== Exercise details ==
Print exactly what the entries say, line by line, from the first line down to the one with "const velocityTickPositions = velocityTicks.map((v)", inclusive.

============================================================

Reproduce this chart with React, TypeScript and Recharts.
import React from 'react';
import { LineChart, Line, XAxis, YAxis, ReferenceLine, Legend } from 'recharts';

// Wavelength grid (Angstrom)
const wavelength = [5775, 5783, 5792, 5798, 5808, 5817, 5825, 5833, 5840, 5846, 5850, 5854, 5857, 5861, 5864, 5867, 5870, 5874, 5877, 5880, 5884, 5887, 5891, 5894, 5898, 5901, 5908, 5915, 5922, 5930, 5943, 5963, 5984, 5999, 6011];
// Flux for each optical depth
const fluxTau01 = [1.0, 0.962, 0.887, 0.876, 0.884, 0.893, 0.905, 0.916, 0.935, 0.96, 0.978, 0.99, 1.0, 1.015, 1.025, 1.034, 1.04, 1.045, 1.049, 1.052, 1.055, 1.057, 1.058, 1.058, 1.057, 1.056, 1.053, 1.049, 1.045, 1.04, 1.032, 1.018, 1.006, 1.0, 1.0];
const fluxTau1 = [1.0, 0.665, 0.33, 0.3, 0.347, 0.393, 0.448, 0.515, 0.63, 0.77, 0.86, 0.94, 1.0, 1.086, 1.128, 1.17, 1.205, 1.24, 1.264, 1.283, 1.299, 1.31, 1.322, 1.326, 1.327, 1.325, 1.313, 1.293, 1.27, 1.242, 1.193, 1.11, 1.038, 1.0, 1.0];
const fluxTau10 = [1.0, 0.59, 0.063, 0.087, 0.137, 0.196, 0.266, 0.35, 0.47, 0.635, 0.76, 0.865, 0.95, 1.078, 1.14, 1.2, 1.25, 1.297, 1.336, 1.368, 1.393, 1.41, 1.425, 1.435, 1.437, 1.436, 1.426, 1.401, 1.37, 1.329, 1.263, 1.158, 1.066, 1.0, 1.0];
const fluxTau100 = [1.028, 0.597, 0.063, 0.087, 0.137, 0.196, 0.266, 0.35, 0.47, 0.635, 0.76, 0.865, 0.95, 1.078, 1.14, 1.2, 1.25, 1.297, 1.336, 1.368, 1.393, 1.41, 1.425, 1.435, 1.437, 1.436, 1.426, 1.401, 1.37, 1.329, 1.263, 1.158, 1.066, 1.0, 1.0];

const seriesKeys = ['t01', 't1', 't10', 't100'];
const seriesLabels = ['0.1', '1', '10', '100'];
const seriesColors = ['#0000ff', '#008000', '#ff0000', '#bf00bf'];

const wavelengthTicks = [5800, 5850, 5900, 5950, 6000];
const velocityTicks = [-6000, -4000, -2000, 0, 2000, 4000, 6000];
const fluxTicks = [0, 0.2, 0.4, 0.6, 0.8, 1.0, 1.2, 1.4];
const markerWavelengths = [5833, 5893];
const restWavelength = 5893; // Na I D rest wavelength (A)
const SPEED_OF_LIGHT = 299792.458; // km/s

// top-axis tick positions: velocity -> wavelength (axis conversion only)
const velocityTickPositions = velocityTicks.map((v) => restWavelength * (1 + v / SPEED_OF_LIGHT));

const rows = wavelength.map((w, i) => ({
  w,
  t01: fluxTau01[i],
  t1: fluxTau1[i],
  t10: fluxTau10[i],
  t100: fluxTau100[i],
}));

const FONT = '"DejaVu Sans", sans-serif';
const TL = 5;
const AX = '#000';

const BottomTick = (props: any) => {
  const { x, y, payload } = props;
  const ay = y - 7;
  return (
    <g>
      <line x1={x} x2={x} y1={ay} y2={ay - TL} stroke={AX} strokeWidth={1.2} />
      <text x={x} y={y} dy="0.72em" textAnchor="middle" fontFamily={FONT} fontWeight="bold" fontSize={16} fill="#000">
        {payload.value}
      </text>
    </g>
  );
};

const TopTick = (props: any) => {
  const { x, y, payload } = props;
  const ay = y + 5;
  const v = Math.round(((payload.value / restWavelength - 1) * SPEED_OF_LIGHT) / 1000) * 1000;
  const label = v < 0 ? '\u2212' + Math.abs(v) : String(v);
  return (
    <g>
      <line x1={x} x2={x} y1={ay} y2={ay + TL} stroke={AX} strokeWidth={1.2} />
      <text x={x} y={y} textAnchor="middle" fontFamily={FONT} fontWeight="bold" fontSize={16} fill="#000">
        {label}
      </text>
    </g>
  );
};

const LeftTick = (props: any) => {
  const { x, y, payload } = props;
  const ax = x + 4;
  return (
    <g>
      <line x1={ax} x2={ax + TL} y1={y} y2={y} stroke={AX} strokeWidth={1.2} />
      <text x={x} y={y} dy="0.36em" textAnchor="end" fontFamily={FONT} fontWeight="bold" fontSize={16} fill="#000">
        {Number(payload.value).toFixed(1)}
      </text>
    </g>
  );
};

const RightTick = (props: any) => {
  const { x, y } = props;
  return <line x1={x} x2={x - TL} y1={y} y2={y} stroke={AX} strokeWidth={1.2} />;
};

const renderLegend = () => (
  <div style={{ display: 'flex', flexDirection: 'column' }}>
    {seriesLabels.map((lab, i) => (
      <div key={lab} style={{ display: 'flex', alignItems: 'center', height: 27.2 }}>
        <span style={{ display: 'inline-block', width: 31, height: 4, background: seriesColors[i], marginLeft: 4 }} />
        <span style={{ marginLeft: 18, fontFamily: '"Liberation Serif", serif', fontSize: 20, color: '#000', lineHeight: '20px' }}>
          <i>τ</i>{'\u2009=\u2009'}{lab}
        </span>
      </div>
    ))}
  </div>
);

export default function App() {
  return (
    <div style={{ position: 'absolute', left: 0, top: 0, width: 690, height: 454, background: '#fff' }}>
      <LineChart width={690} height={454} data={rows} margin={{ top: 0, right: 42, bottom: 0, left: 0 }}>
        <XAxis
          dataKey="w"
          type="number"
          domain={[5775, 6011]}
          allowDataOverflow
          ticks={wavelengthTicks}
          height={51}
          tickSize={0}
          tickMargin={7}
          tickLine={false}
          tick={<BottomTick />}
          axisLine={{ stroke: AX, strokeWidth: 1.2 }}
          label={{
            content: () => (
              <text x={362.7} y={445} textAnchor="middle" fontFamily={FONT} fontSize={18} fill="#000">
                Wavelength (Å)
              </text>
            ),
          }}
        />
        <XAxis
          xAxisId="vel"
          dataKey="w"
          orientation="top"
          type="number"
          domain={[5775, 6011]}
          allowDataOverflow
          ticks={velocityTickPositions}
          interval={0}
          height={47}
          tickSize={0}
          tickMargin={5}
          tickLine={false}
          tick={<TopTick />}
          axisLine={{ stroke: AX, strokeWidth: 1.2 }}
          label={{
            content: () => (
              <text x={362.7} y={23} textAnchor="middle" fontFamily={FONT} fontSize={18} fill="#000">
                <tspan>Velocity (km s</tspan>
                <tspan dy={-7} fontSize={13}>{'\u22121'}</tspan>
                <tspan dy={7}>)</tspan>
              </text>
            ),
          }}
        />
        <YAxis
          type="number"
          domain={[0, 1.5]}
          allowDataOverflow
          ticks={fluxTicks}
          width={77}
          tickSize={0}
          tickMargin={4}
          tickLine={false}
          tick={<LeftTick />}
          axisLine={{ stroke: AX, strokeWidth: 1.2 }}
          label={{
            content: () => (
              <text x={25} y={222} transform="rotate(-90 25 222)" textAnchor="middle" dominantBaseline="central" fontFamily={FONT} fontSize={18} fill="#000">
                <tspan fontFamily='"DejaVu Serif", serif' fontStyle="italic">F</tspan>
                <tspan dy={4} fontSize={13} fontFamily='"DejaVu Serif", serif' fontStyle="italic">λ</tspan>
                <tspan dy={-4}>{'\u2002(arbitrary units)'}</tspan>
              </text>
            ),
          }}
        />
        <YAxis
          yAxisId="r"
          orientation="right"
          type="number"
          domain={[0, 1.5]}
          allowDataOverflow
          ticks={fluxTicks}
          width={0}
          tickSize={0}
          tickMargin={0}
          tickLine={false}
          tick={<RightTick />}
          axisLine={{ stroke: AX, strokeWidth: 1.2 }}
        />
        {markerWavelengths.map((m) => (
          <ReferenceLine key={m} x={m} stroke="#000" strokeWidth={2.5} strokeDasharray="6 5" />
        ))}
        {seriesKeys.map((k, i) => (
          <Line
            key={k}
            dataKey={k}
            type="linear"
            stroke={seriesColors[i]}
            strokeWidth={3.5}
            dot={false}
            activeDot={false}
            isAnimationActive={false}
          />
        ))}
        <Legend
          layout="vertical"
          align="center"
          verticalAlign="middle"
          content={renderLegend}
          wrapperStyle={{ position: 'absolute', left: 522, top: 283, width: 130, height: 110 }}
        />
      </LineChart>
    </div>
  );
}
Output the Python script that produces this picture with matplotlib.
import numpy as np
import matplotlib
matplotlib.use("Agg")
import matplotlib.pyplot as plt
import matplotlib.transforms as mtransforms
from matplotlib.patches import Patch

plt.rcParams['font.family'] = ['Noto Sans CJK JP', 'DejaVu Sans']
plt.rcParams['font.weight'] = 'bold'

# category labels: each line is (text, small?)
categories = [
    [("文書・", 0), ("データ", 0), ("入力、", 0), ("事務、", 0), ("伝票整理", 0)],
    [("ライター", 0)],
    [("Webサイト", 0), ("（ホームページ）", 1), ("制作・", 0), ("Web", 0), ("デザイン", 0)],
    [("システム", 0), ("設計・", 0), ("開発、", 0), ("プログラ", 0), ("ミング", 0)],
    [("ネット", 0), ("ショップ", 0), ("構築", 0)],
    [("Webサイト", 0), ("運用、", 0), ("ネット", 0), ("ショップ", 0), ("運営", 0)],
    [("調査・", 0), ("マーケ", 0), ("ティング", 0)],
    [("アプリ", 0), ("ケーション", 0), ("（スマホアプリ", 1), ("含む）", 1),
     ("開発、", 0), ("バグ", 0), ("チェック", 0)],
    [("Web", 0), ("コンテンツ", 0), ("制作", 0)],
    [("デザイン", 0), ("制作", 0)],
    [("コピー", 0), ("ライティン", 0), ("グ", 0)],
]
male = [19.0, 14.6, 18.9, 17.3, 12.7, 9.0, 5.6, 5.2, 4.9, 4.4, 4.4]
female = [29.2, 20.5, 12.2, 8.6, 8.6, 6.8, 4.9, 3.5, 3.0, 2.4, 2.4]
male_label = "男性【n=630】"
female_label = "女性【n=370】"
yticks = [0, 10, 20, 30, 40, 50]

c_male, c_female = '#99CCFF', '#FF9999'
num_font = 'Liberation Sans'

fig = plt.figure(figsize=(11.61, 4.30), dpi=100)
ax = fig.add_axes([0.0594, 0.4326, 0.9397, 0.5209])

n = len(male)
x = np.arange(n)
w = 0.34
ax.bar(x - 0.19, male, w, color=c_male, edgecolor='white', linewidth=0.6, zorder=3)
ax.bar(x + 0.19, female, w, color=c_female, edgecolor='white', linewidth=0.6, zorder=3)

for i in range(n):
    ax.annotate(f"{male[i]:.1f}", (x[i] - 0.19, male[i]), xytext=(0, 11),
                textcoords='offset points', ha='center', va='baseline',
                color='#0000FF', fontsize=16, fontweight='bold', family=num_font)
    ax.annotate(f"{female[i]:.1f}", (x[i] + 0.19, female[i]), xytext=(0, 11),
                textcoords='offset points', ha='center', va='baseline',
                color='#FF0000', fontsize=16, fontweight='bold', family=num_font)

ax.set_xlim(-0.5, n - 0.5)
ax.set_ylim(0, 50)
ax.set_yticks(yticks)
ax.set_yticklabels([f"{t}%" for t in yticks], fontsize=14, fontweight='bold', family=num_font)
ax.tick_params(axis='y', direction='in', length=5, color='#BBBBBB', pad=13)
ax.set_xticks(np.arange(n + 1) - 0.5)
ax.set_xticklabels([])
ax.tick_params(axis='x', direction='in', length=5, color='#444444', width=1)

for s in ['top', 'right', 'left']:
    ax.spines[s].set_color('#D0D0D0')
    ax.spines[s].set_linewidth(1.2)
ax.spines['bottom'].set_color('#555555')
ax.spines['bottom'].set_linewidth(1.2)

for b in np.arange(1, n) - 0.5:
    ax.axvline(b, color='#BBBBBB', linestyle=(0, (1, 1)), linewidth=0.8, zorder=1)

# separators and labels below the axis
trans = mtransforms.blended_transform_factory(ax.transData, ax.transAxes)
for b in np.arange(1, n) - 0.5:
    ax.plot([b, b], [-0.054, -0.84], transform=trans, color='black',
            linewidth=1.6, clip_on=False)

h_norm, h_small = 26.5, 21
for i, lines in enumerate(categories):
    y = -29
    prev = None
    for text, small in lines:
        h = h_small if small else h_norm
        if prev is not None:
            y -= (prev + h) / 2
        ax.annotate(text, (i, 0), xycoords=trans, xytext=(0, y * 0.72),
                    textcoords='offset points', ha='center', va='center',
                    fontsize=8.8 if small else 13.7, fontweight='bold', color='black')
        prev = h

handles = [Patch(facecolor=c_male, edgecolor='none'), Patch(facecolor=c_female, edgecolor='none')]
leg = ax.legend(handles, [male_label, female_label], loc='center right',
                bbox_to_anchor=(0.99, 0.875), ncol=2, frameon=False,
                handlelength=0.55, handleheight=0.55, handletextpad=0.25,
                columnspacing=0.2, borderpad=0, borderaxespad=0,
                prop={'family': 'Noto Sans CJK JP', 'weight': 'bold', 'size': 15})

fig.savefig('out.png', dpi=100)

============================================================

== Exercise answer ==
Reproduce this chart with React, TypeScript and Recharts.
import React from 'react';
import { LineChart, Line, XAxis, YAxis, ReferenceLine, Legend } from 'recharts';

// Wavelength grid (Angstrom)
const wavelength = [5775, 5783, 5792, 5798, 5808, 5817, 5825, 5833, 5840, 5846, 5850, 5854, 5857, 5861, 5864, 5867, 5870, 5874, 5877, 5880, 5884, 5887, 5891, 5894, 5898, 5901, 5908, 5915, 5922, 5930, 5943, 5963, 5984, 5999, 6011];
// Flux for each optical depth
const fluxTau01 = [1.0, 0.962, 0.887, 0.876, 0.884, 0.893, 0.905, 0.916, 0.935, 0.96, 0.978, 0.99, 1.0, 1.015, 1.025, 1.034, 1.04, 1.045, 1.049, 1.052, 1.055, 1.057, 1.058, 1.058, 1.057, 1.056, 1.053, 1.049, 1.045, 1.04, 1.032, 1.018, 1.006, 1.0, 1.0];
const fluxTau1 = [1.0, 0.665, 0.33, 0.3, 0.347, 0.393, 0.448, 0.515, 0.63, 0.77, 0.86, 0.94, 1.0, 1.086, 1.128, 1.17, 1.205, 1.24, 1.264, 1.283, 1.299, 1.31, 1.322, 1.326, 1.327, 1.325, 1.313, 1.293, 1.27, 1.242, 1.193, 1.11, 1.038, 1.0, 1.0];
const fluxTau10 = [1.0, 0.59, 0.063, 0.087, 0.137, 0.196, 0.266, 0.35, 0.47, 0.635, 0.76, 0.865, 0.95, 1.078, 1.14, 1.2, 1.25, 1.297, 1.336, 1.368, 1.393, 1.41, 1.425, 1.435, 1.437, 1.436, 1.426, 1.401, 1.37, 1.329, 1.263, 1.158, 1.066, 1.0, 1.0];
const fluxTau100 = [1.028, 0.597, 0.063, 0.087, 0.137, 0.196, 0.266, 0.35, 0.47, 0.635, 0.76, 0.865, 0.95, 1.078, 1.14, 1.2, 1.25, 1.297, 1.336, 1.368, 1.393, 1.41, 1.425, 1.435, 1.437, 1.436, 1.426, 1.401, 1.37, 1.329, 1.263, 1.158, 1.066, 1.0, 1.0];

const seriesKeys = ['t01', 't1', 't10', 't100'];
const seriesLabels = ['0.1', '1', '10', '100'];
const seriesColors = ['#0000ff', '#008000', '#ff0000', '#bf00bf'];

const wavelengthTicks = [5800, 5850, 5900, 5950, 6000];
const velocityTicks = [-6000, -4000, -2000, 0, 2000, 4000, 6000];
const fluxTicks = [0, 0.2, 0.4, 0.6, 0.8, 1.0, 1.2, 1.4];
const markerWavelengths = [5833, 5893];
const restWavelength = 5893; // Na I D rest wavelength (A)
const SPEED_OF_LIGHT = 299792.458; // km/s

// top-axis tick positions: velocity -> wavelength (axis conversion only)
const velocityTickPositions = velocityTicks.map((v) => restWavelength * (1 + v / SPEED_OF_LIGHT));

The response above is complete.